INFORMATION SUPPLIED:
● ● ● ●

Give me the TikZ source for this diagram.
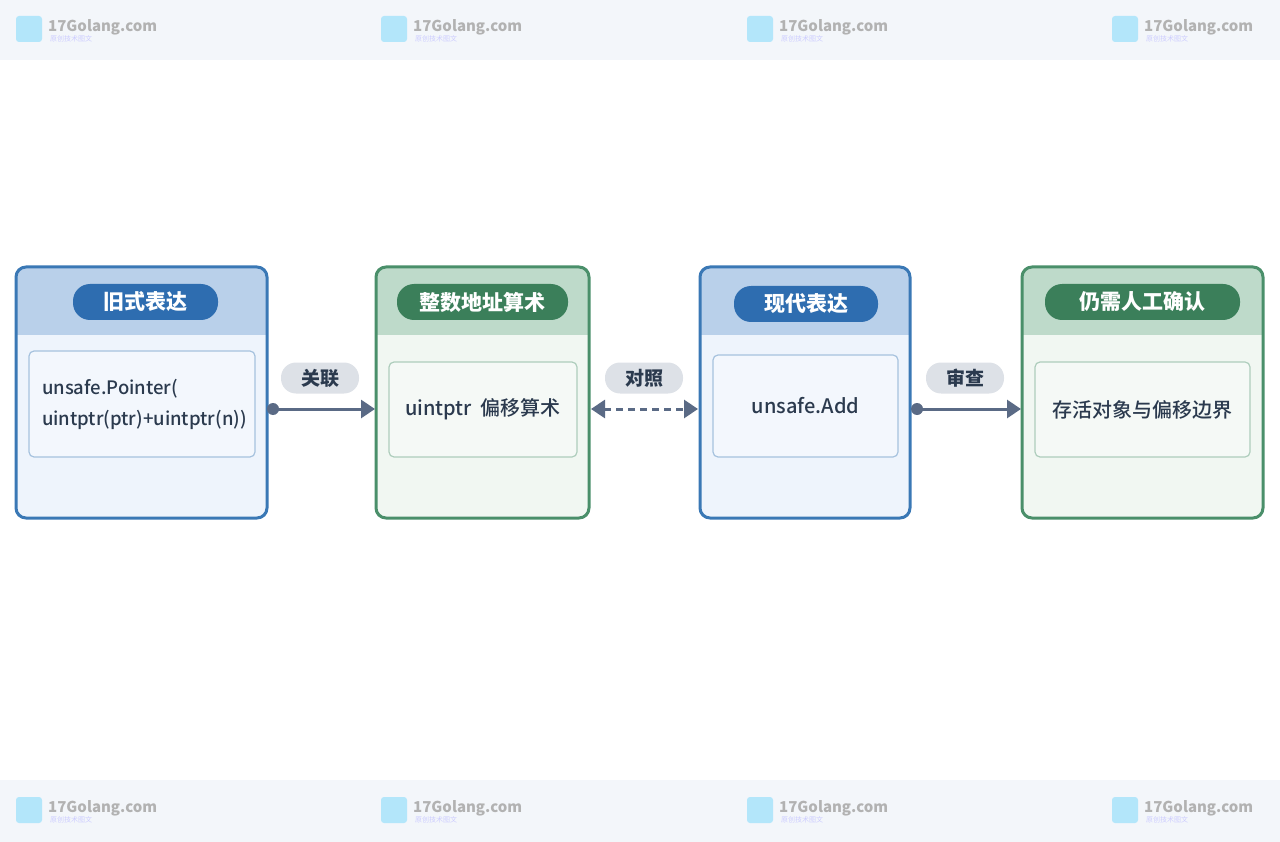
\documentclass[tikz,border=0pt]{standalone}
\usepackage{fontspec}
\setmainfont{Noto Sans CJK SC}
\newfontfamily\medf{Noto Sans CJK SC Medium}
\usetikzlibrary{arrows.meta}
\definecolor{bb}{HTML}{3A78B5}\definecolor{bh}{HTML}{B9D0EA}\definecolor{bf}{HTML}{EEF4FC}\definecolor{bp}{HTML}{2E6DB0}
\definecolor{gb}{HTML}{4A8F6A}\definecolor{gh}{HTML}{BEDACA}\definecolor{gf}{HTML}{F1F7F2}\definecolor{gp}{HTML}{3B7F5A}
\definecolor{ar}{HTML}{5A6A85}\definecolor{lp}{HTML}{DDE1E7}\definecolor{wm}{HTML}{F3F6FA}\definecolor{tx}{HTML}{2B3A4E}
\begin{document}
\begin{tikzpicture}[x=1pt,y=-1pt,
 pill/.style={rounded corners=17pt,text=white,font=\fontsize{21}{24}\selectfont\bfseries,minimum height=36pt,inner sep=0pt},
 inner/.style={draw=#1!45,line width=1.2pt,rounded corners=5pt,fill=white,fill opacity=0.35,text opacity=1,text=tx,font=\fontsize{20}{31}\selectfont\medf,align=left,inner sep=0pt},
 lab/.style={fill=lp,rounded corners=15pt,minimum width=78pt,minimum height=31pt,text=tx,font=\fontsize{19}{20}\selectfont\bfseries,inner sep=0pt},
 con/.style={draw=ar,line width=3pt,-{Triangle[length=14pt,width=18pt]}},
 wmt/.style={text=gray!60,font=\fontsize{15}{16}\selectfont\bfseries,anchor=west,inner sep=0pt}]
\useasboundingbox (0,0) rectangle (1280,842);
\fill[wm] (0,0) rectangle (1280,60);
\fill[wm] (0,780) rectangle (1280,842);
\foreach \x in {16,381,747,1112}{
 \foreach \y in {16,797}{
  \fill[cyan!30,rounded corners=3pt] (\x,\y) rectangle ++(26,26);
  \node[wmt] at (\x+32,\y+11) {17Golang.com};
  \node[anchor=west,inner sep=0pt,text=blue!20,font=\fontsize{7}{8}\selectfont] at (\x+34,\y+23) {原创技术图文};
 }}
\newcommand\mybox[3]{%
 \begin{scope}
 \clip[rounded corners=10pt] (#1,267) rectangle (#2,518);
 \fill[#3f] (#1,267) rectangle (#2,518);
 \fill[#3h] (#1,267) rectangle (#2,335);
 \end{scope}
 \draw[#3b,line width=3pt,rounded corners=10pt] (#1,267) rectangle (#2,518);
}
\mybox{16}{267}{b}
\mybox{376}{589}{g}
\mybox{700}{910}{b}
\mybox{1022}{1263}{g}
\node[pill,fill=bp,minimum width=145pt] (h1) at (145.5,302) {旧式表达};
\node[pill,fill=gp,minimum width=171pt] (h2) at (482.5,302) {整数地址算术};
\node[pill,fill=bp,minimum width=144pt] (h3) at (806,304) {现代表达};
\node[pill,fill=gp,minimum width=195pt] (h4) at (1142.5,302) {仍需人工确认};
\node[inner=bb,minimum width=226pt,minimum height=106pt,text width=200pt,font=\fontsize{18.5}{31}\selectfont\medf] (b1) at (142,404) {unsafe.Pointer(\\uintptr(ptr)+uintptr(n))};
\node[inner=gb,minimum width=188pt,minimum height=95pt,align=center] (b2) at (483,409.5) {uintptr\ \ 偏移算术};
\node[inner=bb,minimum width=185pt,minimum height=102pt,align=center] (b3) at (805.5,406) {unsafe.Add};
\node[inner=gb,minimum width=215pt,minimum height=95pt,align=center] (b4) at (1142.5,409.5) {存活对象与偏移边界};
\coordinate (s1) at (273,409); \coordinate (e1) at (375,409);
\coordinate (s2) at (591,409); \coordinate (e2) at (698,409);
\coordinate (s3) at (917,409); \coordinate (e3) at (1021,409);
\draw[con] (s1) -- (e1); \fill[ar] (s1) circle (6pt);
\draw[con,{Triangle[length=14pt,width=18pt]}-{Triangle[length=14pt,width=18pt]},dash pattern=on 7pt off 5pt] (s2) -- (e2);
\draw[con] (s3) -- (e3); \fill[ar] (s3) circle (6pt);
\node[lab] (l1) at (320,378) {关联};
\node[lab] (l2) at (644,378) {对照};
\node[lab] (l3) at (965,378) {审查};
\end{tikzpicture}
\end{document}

● ● ● ●

BRIEF:
Return all of the data exactly as written, and drop the pictures.

OUTPUT OF THE EXERCISE:
Give me the TikZ source for this diagram.
\documentclass[tikz,border=0pt]{standalone}
\usepackage{fontspec}
\setmainfont{Noto Sans CJK SC}
\newfontfamily\medf{Noto Sans CJK SC Medium}
\usetikzlibrary{arrows.meta}
\definecolor{bb}{HTML}{3A78B5}\definecolor{bh}{HTML}{B9D0EA}\definecolor{bf}{HTML}{EEF4FC}\definecolor{bp}{HTML}{2E6DB0}
\definecolor{gb}{HTML}{4A8F6A}\definecolor{gh}{HTML}{BEDACA}\definecolor{gf}{HTML}{F1F7F2}\definecolor{gp}{HTML}{3B7F5A}
\definecolor{ar}{HTML}{5A6A85}\definecolor{lp}{HTML}{DDE1E7}\definecolor{wm}{HTML}{F3F6FA}\definecolor{tx}{HTML}{2B3A4E}
\begin{document}
\begin{tikzpicture}[x=1pt,y=-1pt,
 pill/.style={rounded corners=17pt,text=white,font=\fontsize{21}{24}\selectfont\bfseries,minimum height=36pt,inner sep=0pt},
 inner/.style={draw=#1!45,line width=1.2pt,rounded corners=5pt,fill=white,fill opacity=0.35,text opacity=1,text=tx,font=\fontsize{20}{31}\selectfont\medf,align=left,inner sep=0pt},
 lab/.style={fill=lp,rounded corners=15pt,minimum width=78pt,minimum height=31pt,text=tx,font=\fontsize{19}{20}\selectfont\bfseries,inner sep=0pt},
 con/.style={draw=ar,line width=3pt,-{Triangle[length=14pt,width=18pt]}},
 wmt/.style={text=gray!60,font=\fontsize{15}{16}\selectfont\bfseries,anchor=west,inner sep=0pt}]
\useasboundingbox (0,0) rectangle (1280,842);
\fill[wm] (0,0) rectangle (1280,60);
\fill[wm] (0,780) rectangle (1280,842);
\foreach \x in {16,381,747,1112}{
 \foreach \y in {16,797}{
  \fill[cyan!30,rounded corners=3pt] (\x,\y) rectangle ++(26,26);
  \node[wmt] at (\x+32,\y+11) {17Golang.com};
  \node[anchor=west,inner sep=0pt,text=blue!20,font=\fontsize{7}{8}\selectfont] at (\x+34,\y+23) {原创技术图文};
 }}
\newcommand\mybox[3]{%
 \begin{scope}
 \clip[rounded corners=10pt] (#1,267) rectangle (#2,518);
 \fill[#3f] (#1,267) rectangle (#2,518);
 \fill[#3h] (#1,267) rectangle (#2,335);
 \end{scope}
 \draw[#3b,line width=3pt,rounded corners=10pt] (#1,267) rectangle (#2,518);
}
\mybox{16}{267}{b}
\mybox{376}{589}{g}
\mybox{700}{910}{b}
\mybox{1022}{1263}{g}
\node[pill,fill=bp,minimum width=145pt] (h1) at (145.5,302) {旧式表达};
\node[pill,fill=gp,minimum width=171pt] (h2) at (482.5,302) {整数地址算术};
\node[pill,fill=bp,minimum width=144pt] (h3) at (806,304) {现代表达};
\node[pill,fill=gp,minimum width=195pt] (h4) at (1142.5,302) {仍需人工确认};
\node[inner=bb,minimum width=226pt,minimum height=106pt,text width=200pt,font=\fontsize{18.5}{31}\selectfont\medf] (b1) at (142,404) {unsafe.Pointer(\\uintptr(ptr)+uintptr(n))};
\node[inner=gb,minimum width=188pt,minimum height=95pt,align=center] (b2) at (483,409.5) {uintptr\ \ 偏移算术};
\node[inner=bb,minimum width=185pt,minimum height=102pt,align=center] (b3) at (805.5,406) {unsafe.Add};
\node[inner=gb,minimum width=215pt,minimum height=95pt,align=center] (b4) at (1142.5,409.5) {存活对象与偏移边界};
\coordinate (s1) at (273,409); \coordinate (e1) at (375,409);
\coordinate (s2) at (591,409); \coordinate (e2) at (698,409);
\coordinate (s3) at (917,409); \coordinate (e3) at (1021,409);
\draw[con] (s1) -- (e1); \fill[ar] (s1) circle (6pt);
\draw[con,{Triangle[length=14pt,width=18pt]}-{Triangle[length=14pt,width=18pt]},dash pattern=on 7pt off 5pt] (s2) -- (e2);
\draw[con] (s3) -- (e3); \fill[ar] (s3) circle (6pt);
\node[lab] (l1) at (320,378) {关联};
\node[lab] (l2) at (644,378) {对照};
\node[lab] (l3) at (965,378) {审查};
\end{tikzpicture}
\end{document}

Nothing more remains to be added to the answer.